Streit um Haushaltsüberschuss SPD wirft Schäuble "Tilgungs-Fetisch" vor

Finanzminister Wolfgang Schäuble
Foto: EMMANUEL DUNAND/ AFPDer Staat hat 2016 einen Haushaltsüberschuss von 6,2 Milliarden Euro gemacht. Gibt es vor der Bundestagswahl im Herbst also womöglich noch Spielraum für Steuersenkungen? Nicht, wenn es nach Finanzminister Wolfgang Schäuble (CDU) geht. Er bemüht sich, die Diskussion um Steuersenkungen und neue Ausgaben zu beenden, noch bevor sie angesichts erneut guter Kassenlage des Bundes an Fahrt gewinnt.
Anstatt die bisherige Finanzreserve für die Flüchtlingskosten von bisher knapp 13 Milliarden Euro nochmals aufzustocken, sollte das zusätzliche Geld zur Schuldentilgung genutzt werden, sagte ein enger Schäuble-Mitarbeiter im Finanzministerium.
Ein entsprechender Vorschlag zur Änderung der Etatvorgaben werde dem Parlament unterbreitet. Jetzt sei weder die Zeit für eine Steuerdebatte noch für neue Begehrlichkeiten an anderer Stelle, wurde betont. Die Schuldentilgung sei die sinnvollste Maßnahme und ein Signal an die internationalen Partner. Der Bund steht mit gut 1,27 Billionen Euro in der Kreide.
Heftige Attacke der SPD
Scharfer Widerspruch kam vom Koalitionspartner. "Mit seinem Tilgungs-Fetisch würgt Herr Schäuble dringend benötigte Investitionen in die Zukunft unseres Landes ab", sagte SPD-Generalsekretärin Katarina Barley. Schäuble solle Geld bereitstellen, um gammelige Schulen und marode Brücken zu sanieren sowie das schnelle Internet auf dem Land auszubauen.
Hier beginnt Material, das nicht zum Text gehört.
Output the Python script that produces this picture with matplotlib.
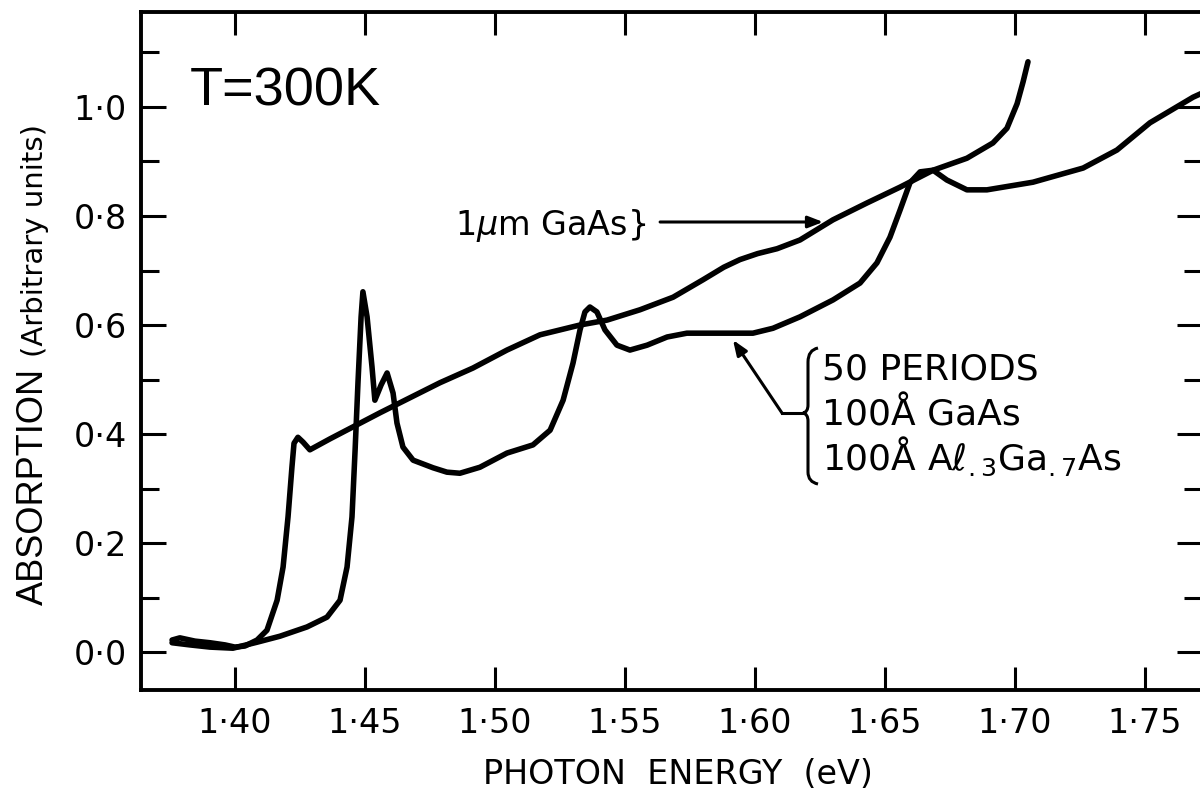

Es sei "völlig irrsinnig, den Sanierungs- und Investitionsstau immer weiter anwachsen zu lassen", meinte Barley. Dieser Kurs von Schäuble und der Union werde die Bürger teuer zu stehen kommen.
Ähnlich äußerte sich der stellvertretende Vorsitzende der SPD-Fraktion im Bundestag, Carsten Schneider: Zahlreiche Studien kämen zum Schluss, dass Deutschland eine erhebliche Investitionslücke aufweise. Deshalb komme es darauf an "Gelder zur Verbesserung der Leistungsfähigkeit unseres Landes" einzusetzen.
Gute Wirtschaftslage
Die hohen Steuereinnahmen sind auch Folge des robusten Wirtschaftswachstums. 2016 wuchs die deutsche Wirtschaft um 1,9 Prozent und damit - trotz Brexit-Schock - stärker, als in den ebenfalls guten Vorjahren. 2015 war das Bruttoinlandsprodukt (BIP) um 1,7 Prozent gestiegen, im Jahr davor um 1,6 Prozent.
Das Statistische Bundesamt wies für den Bund einen Überschuss von 10,4 Milliarden Euro aus. Dass er höher ausfällt, liegt an unterschiedlichen Berechnungsmethoden. So beziehen die Statistiker unter anderem auch die für 2016 zusätzlich geplanten 3,5 Milliarden Euro für Kommunalinvestitionen in das Plus des Bundes ein. Dieses Geld ist 2016 noch nicht abgeflossen.
Es ist der zweite Etat-Überschuss des Bundes in Folge. Das Plus fällt um etwa die Hälfte geringer aus als 2015. Eigentlich müsste der Etat-Überschuss nach den geltenden Regeln automatisch in die bereits gebildete Rücklage für die Finanzierung der Flüchtlingskosten fließen.